Interval notation is a mathematical shorthand used to describe sets of numbers, especially those that are solutions to inequalities. It is particularly useful for expressing solution sets on the real number line without listing every single element. The format consists of two end-points and an indication of whether the endpoints are included or not.
Here are the basic symbols used:

• Parentheses, \((\) and \(),\) indicate that endpoints are not included in the set, meaning the set is open at that end.
• Brackets, \([\) and \()]\) indicate that endpoints are included, which makes the set closed at that end.
• Infinity, represented by \(\infty\), signifies an unbounded limit in a positive or negative direction and is always accompanied by a parenthesis, as infinity cannot be "included" in an interval.

In the provided exercise, the solution set expressed in interval notation is \((-\infty, \frac{-5}{3}) \cup (3, \infty)\). This means that all real numbers less than \(\frac{-5}{3}\) and greater than 3 are part of the solution, but \(\frac{-5}{3}\) and 3 themselves are not included. This is expressed by the use of parentheses around these endpoints.

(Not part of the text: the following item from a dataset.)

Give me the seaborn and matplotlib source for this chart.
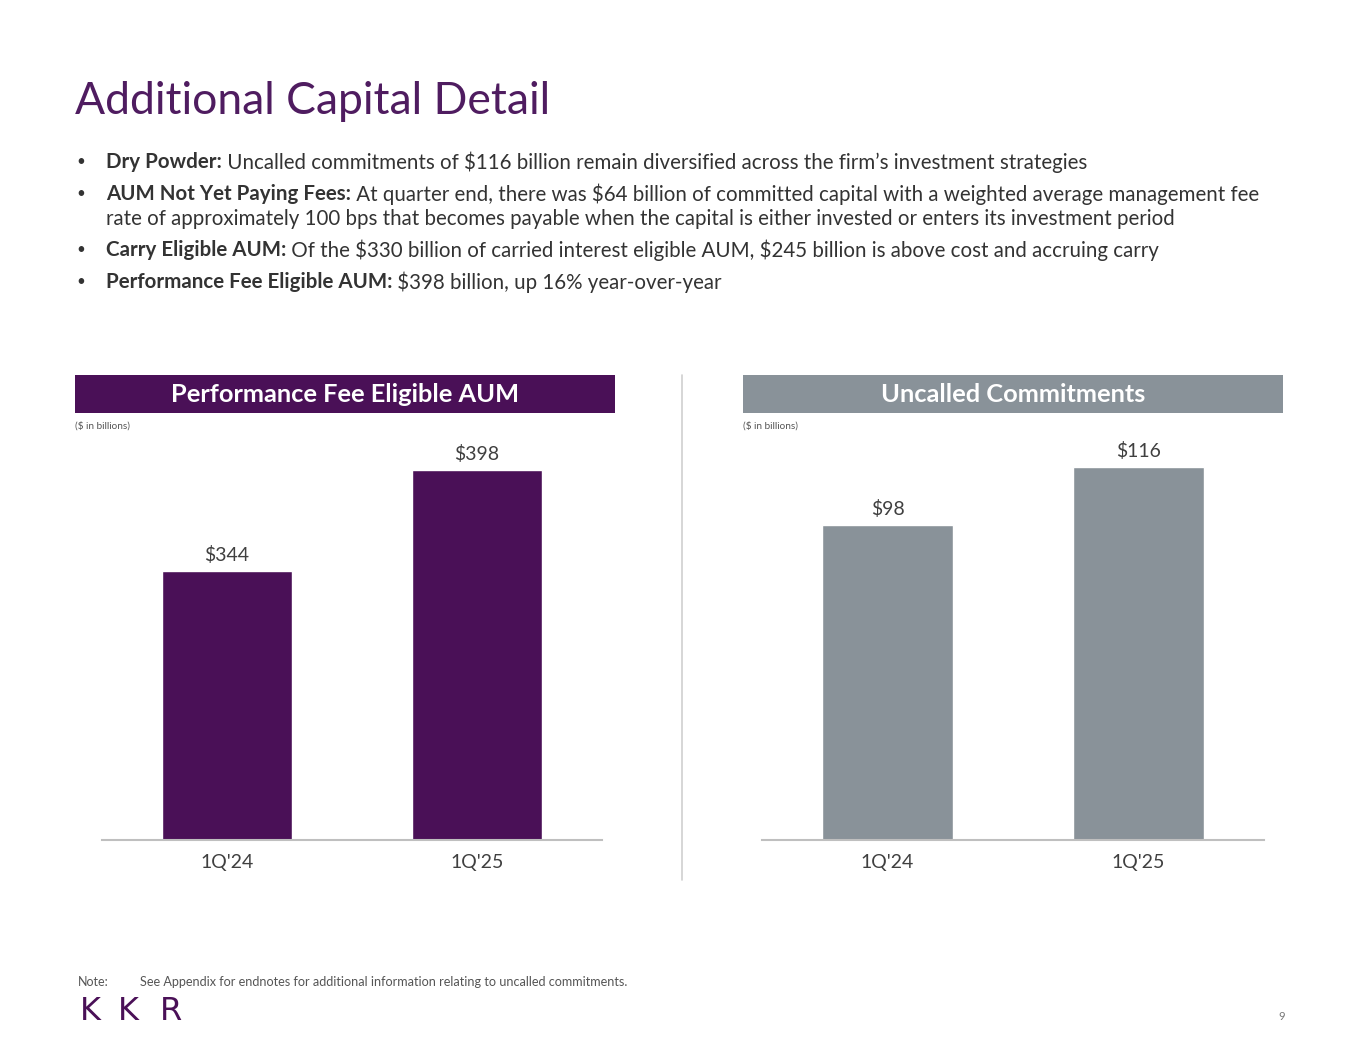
import matplotlib
matplotlib.use("Agg")
import matplotlib.pyplot as plt
import seaborn as sns
import pandas as pd

# datos
periodos = ["1Q'24", "1Q'25"]
perf_fee_aum = [344, 398]
uncalled = [98, 116]

titulo = "Additional Capital Detail"
bullets = [
    ("Dry Powder:", " Uncalled commitments of $116 billion remain diversified across the firm\u2019s investment strategies"),
    ("AUM Not Yet Paying Fees:", " At quarter end, there was $64 billion of committed capital with a weighted average management fee"),
    (None, "rate of approximately 100 bps that becomes payable when the capital is either invested or enters its investment period"),
    ("Carry Eligible AUM:", " Of the $330 billion of carried interest eligible AUM, $245 billion is above cost and accruing carry"),
    ("Performance Fee Eligible AUM:", " $398 billion, up 16% year-over-year"),
]

morado = "#4A1057"
gris = "#899299"
texto = "#333333"

sns.set_theme(style="white")
plt.rcParams["font.family"] = ["Lato", "DejaVu Sans"]
plt.rcParams["text.parse_math"] = False

W, H = 1365, 1055
fig = plt.figure(figsize=(W / 100, H / 100), dpi=100)


def fx(px):
    return px / W


def fy(py):
    return 1 - py / H


# titulo
fig.text(fx(75), fy(101), titulo, fontsize=32, color="#4F1C60", va="center", ha="left")

# bullets con parte en negrita
fig.canvas.draw()
renderer = fig.canvas.get_renderer()
ys = [162, 194, 219, 250, 282]
fs = 14.8
for (neg, resto), y in zip(bullets, ys):
    x0 = fx(106)
    if neg is not None:
        fig.text(fx(76), fy(y), "\u2022", fontsize=11, color=texto, va="center", ha="left")
        t = fig.text(x0, fy(y), neg, fontsize=fs, color=texto, va="center", ha="left", fontweight="bold")
        bb = t.get_window_extent(renderer=renderer)
        x0 = bb.x1 / W
    fig.text(x0, fy(y), resto, fontsize=fs, color=texto, va="center", ha="left")

# encabezados
for x, color, txt in [(75, morado, "Performance Fee Eligible AUM"), (743, gris, "Uncalled Commitments")]:
    fig.patches.append(plt.Rectangle((fx(x), fy(413)), fx(540), 38 / H, transform=fig.transFigure,
                                     facecolor=color, edgecolor="none"))
    fig.text(fx(x + 270), fy(394), txt, fontsize=18.3, fontweight="bold", color="white", ha="center", va="center")
    fig.text(fx(x), fy(426), "($ in billions)", fontsize=7.2, color="#555555", ha="left", va="center")

# linea divisoria
fig.add_artist(plt.Line2D([fx(682), fx(682)], [fy(375), fy(880)], transform=fig.transFigure,
                          color="#D0D0D0", lw=1.2))

paneles = [
    (102, 500, perf_fee_aum, morado, (200, 200 + 400 / 1.87)),
    (762, 502, uncalled, gris, (0, 400 / 3.215)),
]
for x, w, vals, color, ylim in paneles:
    ax = fig.add_axes([fx(x), fy(840), fx(w), 400 / H])
    df = pd.DataFrame({"periodo": periodos, "valor": vals})
    sns.barplot(data=df, x="periodo", y="valor", color=color, width=0.52, ax=ax, saturation=1)
    ax.set_ylim(*ylim)
    ax.set_xlim(-0.5, 1.5)
    for i, v in enumerate(vals):
        ax.annotate(f"${v}", (i, v), xytext=(0, 5), textcoords="offset points",
                    ha="center", va="bottom", fontsize=14, color="#404040")
    sns.despine(ax=ax, left=True)
    ax.spines["bottom"].set_color("#BFBFBF")
    ax.spines["bottom"].set_linewidth(1.5)
    ax.set_yticks([])
    ax.set_xlabel("")
    ax.set_ylabel("")
    ax.tick_params(axis="x", length=0, labelsize=14, labelcolor="#404040", pad=10)
    ax.set_facecolor("none")

# nota y pie
fig.text(fx(78), fy(982), "Note:", fontsize=9, color="#555555", va="center")
fig.text(fx(140), fy(982), "See Appendix for endnotes for additional information relating to uncalled commitments.",
         fontsize=9.1, color="#555555", va="center")
for letra, lx in zip("KKR", [80, 118, 160]):
    fig.text(fx(lx), fy(1012), letra, fontsize=23, color=morado, va="center", ha="left",
             family=["DejaVu Sans"])
fig.text(fx(1285), fy(1016), "9", fontsize=8, color="#777777", va="center", ha="right")

fig.savefig("out.png", dpi=100)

Critical values are the points where the inequality is potentially equal to zero or undefined. Finding these values is a crucial step when solving rational inequalities because they divide the real number line into distinct intervals. Analyzing these intervals helps determine where the inequality holds true.
To find critical values:

• Set the numerator of the rational expression equal to zero and solve for \(x\). This gives points where the expression might change sign.
• Set the denominator equal to zero and solve for \(x\). This helps find points where the expression is undefined.

In the inequality \(\frac{3x + 5}{6 - 2x} \geq 0\), the numerator \(3x + 5 = 0\) gives a critical value of \(x = \frac{-5}{3}\), and the denominator \(6 - 2x = 0\) gives \(x = 3\). Dividing the real number line into intervals using these critical values allows us to test each interval and identify where the original inequality holds true.

The real number line is a graphical representation of all possible real numbers, stretching infinitely in both negative and positive directions. When solving inequalities, the real number line is used to visually demonstrate the solution by marking intervals where the inequality is satisfied.
To graph a solution set on the real number line:

• Identify and mark the critical values on the line. These points are found by solving the numerator and denominator for zero in rational inequalities.
• Determine which intervals make the inequality true, often by picking test points from each interval.
• Draw an open circle at critical values if they are not included in the solution, and a closed circle if they are included.

For the exercise \(\frac{3x + 5}{6 - 2x} \geq 0\), the solution set divided by the critical points includes \((-\infty, \frac{-5}{3})\) for numbers less than \(\frac{-5}{3}\) and \((3, \infty)\) for numbers greater than 3. These can be represented on the real number line using open circles at \(\frac{-5}{3}\) and 3, highlighting the excluded endpoints.